Hogg Robinson shares soared in early morning trading on the back of acquisition and disposal news.
The travel company Hogg Robinson Group has agreed to sell its software-as-a-service business Fraedom to Visa for £141.75m
The Hogg Robinson board has also announced that it has reached agreement on the terms of a recommended cash acquisition of Hogg Robinson by Global Business Travel Holdings (GBT) – valuing the company at approximately £376m-£410m.
Hogg Robinson stated that if the sale of Fraedom is completed by the time of the Global Business Travel takeover, shareholders will get 120p for each share held. If not, they will get 110p a share.
The Fraedom disposal is expected to complete by March 12, Hogg Robinson said, adding that it must complete by April 30 or the deal will terminate.
In a joint stock market statement, GBT and Hogg Robinson pointed to the benefits of the announced acquisition.
“The complementary geographical footprints of Hogg Robinson and GBT improve the Combined Group's scale and reach in global travel management, offering more comprehensive services to customers.”

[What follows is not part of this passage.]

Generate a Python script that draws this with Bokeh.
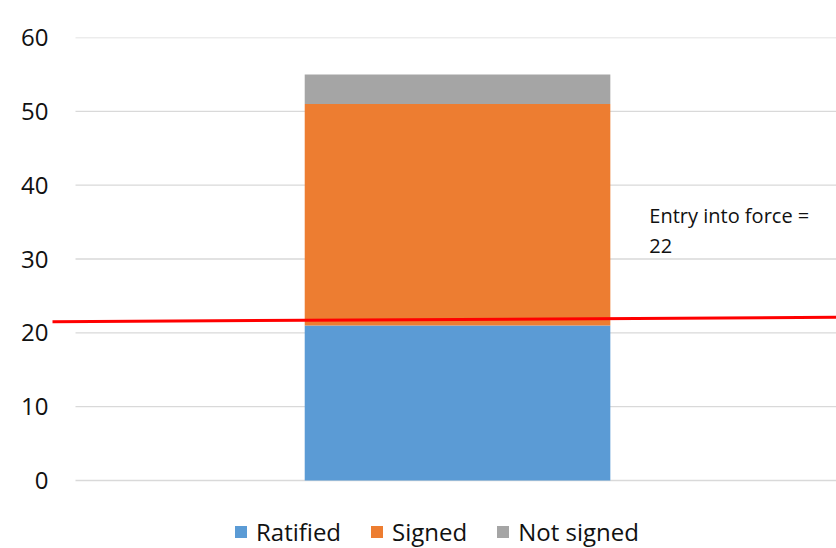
from bokeh.plotting import figure
from bokeh.models import ColumnDataSource, Range1d, Legend, LegendItem, FixedTicker
from bokeh.embed import file_html
from bokeh.resources import INLINE
from bokeh.core.properties import value

# ---- data ----
series = ["Ratified", "Signed", "Not signed"]
colors = ["#5B9BD5", "#ED7D31", "#A5A5A5"]
ratified = [21]
signed = [30]
not_signed = [4]
y_ticks = [0, 10, 20, 30, 40, 50, 60]
threshold_x = [-0.05, 1.0]
threshold_y = [21.5, 22.1]
note_lines = ["Entry into force =", "22"]
note_y = [35.9, 31.8]

FONT = "Open Sans"
TXT = "#111111"

# layout: value axis spans 443 px for 0..60; frame extends 68 px below zero
Y_MAX = 60
y_start = -68 * Y_MAX / 443

src = ColumnDataSource(dict(x=[0.5], Ratified=ratified, Signed=signed,
                            **{"Not signed": not_signed}))

p = figure(width=836, height=548, output_backend="svg", toolbar_location=None,
           x_range=Range1d(-0.0301, 0.996), y_range=Range1d(y_start, Y_MAX),
           min_border_left=52, min_border_right=0, min_border_top=37,
           min_border_bottom=0)
p.outline_line_color = None
p.xaxis.visible = False
p.xgrid.visible = False
p.ygrid.visible = False

# gridlines over the category span
p.segment(x0=[0] * len(y_ticks), x1=[1] * len(y_ticks), y0=y_ticks, y1=y_ticks,
          line_color="#D9D9D9", line_width=1.3)

renderers = p.vbar_stack(series, x="x", width=0.4, color=colors, source=src,
                         line_color=None)

p.line(threshold_x, threshold_y, line_color="#FF0000", line_width=3)

p.text(x=[0.751, 0.751], y=note_y, text=note_lines, text_font=value(FONT),
       text_font_size="20px", text_baseline="middle", text_align="left",
       text_color=TXT)

ax = p.yaxis[0]
ax.ticker = FixedTicker(ticks=y_ticks)
ax.axis_line_color = None
ax.major_tick_line_color = None
ax.minor_tick_line_color = None
ax.major_label_text_font = FONT
ax.major_label_text_font_size = "24px"
ax.major_label_text_color = TXT
ax.major_label_standoff = -2

legend = Legend(items=[LegendItem(label=s, renderers=[r]) for s, r in zip(series, renderers)],
                orientation="horizontal", location=(181, 0),
                label_text_font=FONT, label_text_font_size="24px",
                label_text_color=TXT, glyph_width=15, glyph_height=15,
                label_standoff=8, spacing=28, padding=0, margin=0,
                border_line_color=None, background_fill_alpha=0)
p.add_layout(legend, "center")

open("out.html", "w").write(file_html(p, INLINE))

The statement added: “Equally, GBT believes that the acquisition will drive growth by strengthening capabilities, products, technology and services for customers due to the complementary products and technology.
In early morning trading, Hogg Robinson shares were up over 51% to 116.1. This is good news for investors as the previous highest share price level over the last ten years has been 85p, so shareholders could make a tidy profit today.